Scribblertown
- Author: Mary Burdett-Jones
- Language: Welsh, English
- Published: January 2026 (Welsh), June 2026 (english)
- Publisher: Melin Bapur
- Publication place: Wales
- Pages: 166
- ISBN: 9781917237901

= Scribblertown =

Novel by Mary Burdett-Jones

Scribblertown is a 2026 novel in English by Welsh author Mary Burdett-Jones that was originally published in Welsh under the title Llanllenorion. Both versions were published by Melin Bapur; the English version is the author's own translation of the Welsh original.

==Summary==
The author worked on the book for approximately ten years. An early version was viewed by critic Bobi Jones.

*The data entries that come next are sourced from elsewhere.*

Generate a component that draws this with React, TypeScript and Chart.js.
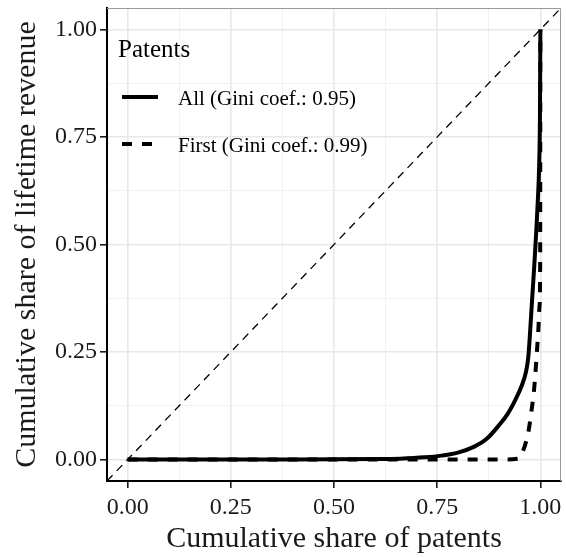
import React, { useEffect, useRef } from "react";
import { Chart, registerables } from "chart.js";

Chart.register(...registerables);

// ---- data ----
const allX = [0, 0.2, 0.4, 0.6, 0.66, 0.72, 0.76, 0.8, 0.84, 0.87, 0.9, 0.92, 0.94, 0.955, 0.965, 0.971, 0.976, 0.98, 0.9855, 0.99, 0.994, 0.997, 0.999, 1.0];
const allY = [0, 0, 0, 0.001, 0.002, 0.005, 0.009, 0.016, 0.03, 0.048, 0.08, 0.105, 0.14, 0.172, 0.203, 0.24, 0.31, 0.372, 0.455, 0.53, 0.605, 0.682, 0.8, 1.0];
const firstX = [0, 0.3, 0.6, 0.9, 0.945, 0.956, 0.965, 0.972, 0.978, 0.984, 0.988, 0.992, 0.995, 0.998, 0.9995, 1.0];
const firstY = [0, 0, 0, 0, 0.002, 0.016, 0.04, 0.07, 0.11, 0.155, 0.2, 0.256, 0.3, 0.357, 0.45, 1.0];
const diagX = [-0.05, 1.05];
const diagY = [-0.05, 1.05];
const majorTicks = [0, 0.25, 0.5, 0.75, 1.0];
const minorTicks = [0.125, 0.375, 0.625, 0.875];
const tickLabels = ["0.00", "0.25", "0.50", "0.75", "1.00"];
const legendTitle = "Patents";
const seriesNames = ["All (Gini coef.: 0.95)", "First (Gini coef.: 0.99)"];
const xTitle = "Cumulative share of patents";
const yTitle = "Cumulative share of lifetime revenue";

const FONT = "'Liberation Serif', 'Times New Roman', serif";
const DASH = [10, 10];

const zip = (xs: number[], ys: number[]) => xs.map((x, i) => ({ x, y: ys[i] }));
const isMajor = (v: number) => majorTicks.some((m) => Math.abs(m - v) < 1e-9);

const legendPlugin = {
  id: "insideLegend",
  afterDatasetsDraw(chart: any) {
    const { ctx, chartArea } = chart;
    ctx.save();
    // panel border top/right
    ctx.strokeStyle = "#9a9a9a";
    ctx.lineWidth = 1;
    ctx.beginPath();
    ctx.moveTo(chartArea.left, chartArea.top + 0.5);
    ctx.lineTo(chartArea.right - 0.5, chartArea.top + 0.5);
    ctx.lineTo(chartArea.right - 0.5, chartArea.bottom);
    ctx.stroke();

    const lx = chartArea.left + 11;
    ctx.fillStyle = "#000";
    ctx.textBaseline = "alphabetic";
    ctx.textAlign = "left";
    ctx.font = `25px ${FONT}`;
    ctx.fillText(legendTitle, lx, 57);
    const rows = [97, 144];
    ctx.font = `21px ${FONT}`;
    rows.forEach((y, i) => {
      ctx.strokeStyle = "#000";
      ctx.lineWidth = 4;
      ctx.lineCap = "butt";
      ctx.setLineDash(i === 0 ? [] : DASH);
      ctx.beginPath();
      ctx.moveTo(lx + 4, y);
      ctx.lineTo(lx + 40, y);
      ctx.stroke();
      ctx.setLineDash([]);
      ctx.fillText(seriesNames[i], lx + 60, y + 8);
    });
    ctx.restore();
  },
};

export default function App() {
  const ref = useRef<HTMLCanvasElement | null>(null);
  useEffect(() => {
    document.body.style.margin = "0";
    const canvas = ref.current!;
    const tickValues = [...majorTicks, ...minorTicks].sort((a, b) => a - b);
    const axisCommon = (pos: string) => ({
      type: "linear" as const,
      min: -0.05,
      max: 1.05,
      afterBuildTicks: (scale: any) => {
        scale.ticks = tickValues.map((v) => ({ value: v }));
      },
      ticks: {
        autoSkip: false,
        maxRotation: 0,
        color: "#1a1a1a",
        font: { family: FONT, size: 24 },
        padding: pos === "x" ? 5 : 3,
        callback: (v: number) => {
          const idx = majorTicks.findIndex((m) => Math.abs(m - v) < 1e-9);
          return idx >= 0 ? tickLabels[idx] : "";
        },
      },
      grid: {
        color: (c: any) => (c.tick && isMajor(c.tick.value) ? "#e8e8e8" : "#efefef"),
        lineWidth: (c: any) => (c.tick && isMajor(c.tick.value) ? 1.6 : 0.9),
        tickColor: (c: any) => (c.tick && isMajor(c.tick.value) ? "#1a1a1a" : "rgba(0,0,0,0)"),
        tickWidth: 1.6,
        tickLength: 7,
        drawTicks: true,
      },
      border: { display: true, color: "#000", width: 2 },
    });
    const chart = new Chart(canvas, {
      type: "scatter",
      data: {
        datasets: [
          {
            data: zip(diagX, diagY),
            showLine: true,
            borderColor: "#000",
            borderWidth: 1.3,
            borderDash: [8, 6],
            pointRadius: 0,
          },
          {
            label: seriesNames[0],
            data: zip(allX, allY),
            showLine: true,
            borderColor: "#000",
            borderWidth: 4,
            pointRadius: 0,
            cubicInterpolationMode: "monotone",
            borderCapStyle: "butt",
            borderJoinStyle: "round",
          },
          {
            label: seriesNames[1],
            data: zip(firstX, firstY),
            showLine: true,
            borderColor: "#000",
            borderWidth: 4,
            borderDash: DASH,
            pointRadius: 0,
            cubicInterpolationMode: "monotone",
            borderCapStyle: "butt",
          },
        ],
      },
      options: {
        responsive: false,
        animation: false,
        layout: { padding: { top: 8, right: 5, left: 0, bottom: 0 } },
        plugins: { legend: { display: false }, tooltip: { enabled: false } },
        scales: {
          x: {
            ...axisCommon("x"),
            position: "bottom",
            afterFit: (s: any) => {
              s.height = 77;
              s.paddingLeft = 0;
              s.paddingRight = 0;
            },
            title: {
              display: true,
              text: xTitle,
              color: "#1a1a1a",
              font: { family: FONT, size: 30 },
              padding: { top: 0, bottom: 1 },
            },
          },
          y: {
            ...axisCommon("y"),
            position: "left",
            afterFit: (s: any) => {
              s.width = 107;
              s.paddingTop = 0;
              s.paddingBottom = 0;
            },
            title: {
              display: true,
              text: yTitle,
              color: "#1a1a1a",
              font: { family: FONT, size: 30 },
              padding: { top: 9, bottom: 0 },
            },
          },
        },
      },
      plugins: [legendPlugin],
    } as any);
    return () => chart.destroy();
  }, []);
  return <canvas ref={ref} width={566} height={558} style={{ display: "block" }} />;
}
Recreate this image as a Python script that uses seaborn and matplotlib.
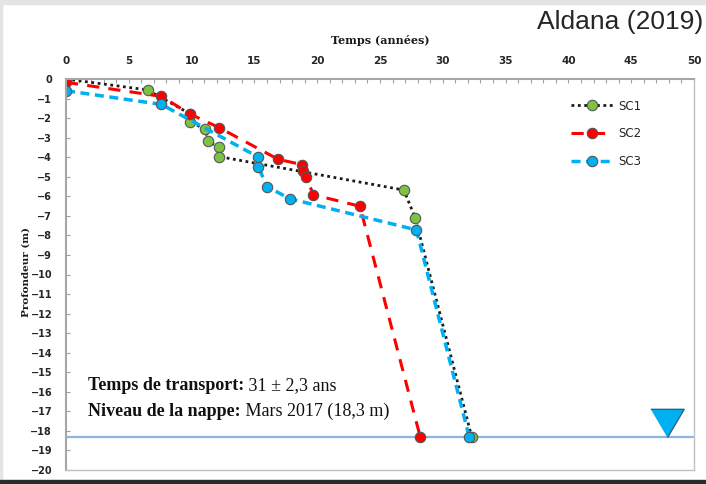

The novel is an experimental one in the Welsh context that combines a range of characters in a seaside University town that is unnamed in the novel, but has been acknowledged by the author as being modelled on Aberystwyth. It incorporates a large quantity of poetry as part of the text, some of which had previously been published by the author, alongside stream of consciousness-like elements, a dream-like sequence, and what one reviewer described as a critical essay on Saunders Lewis and the Tân yn Llŷn controversy.

==Reception==
Describing an early draft viewed before his death, Bobi Jones had named the novel a "very substantial work." The novel has been described as "challenging and innovative." Writing in the Welsh-language magazine Barn, reviewer Andrew Green praised the novel's ambition.

==Other==
The cover features the work of Gordon Miles, a local artist.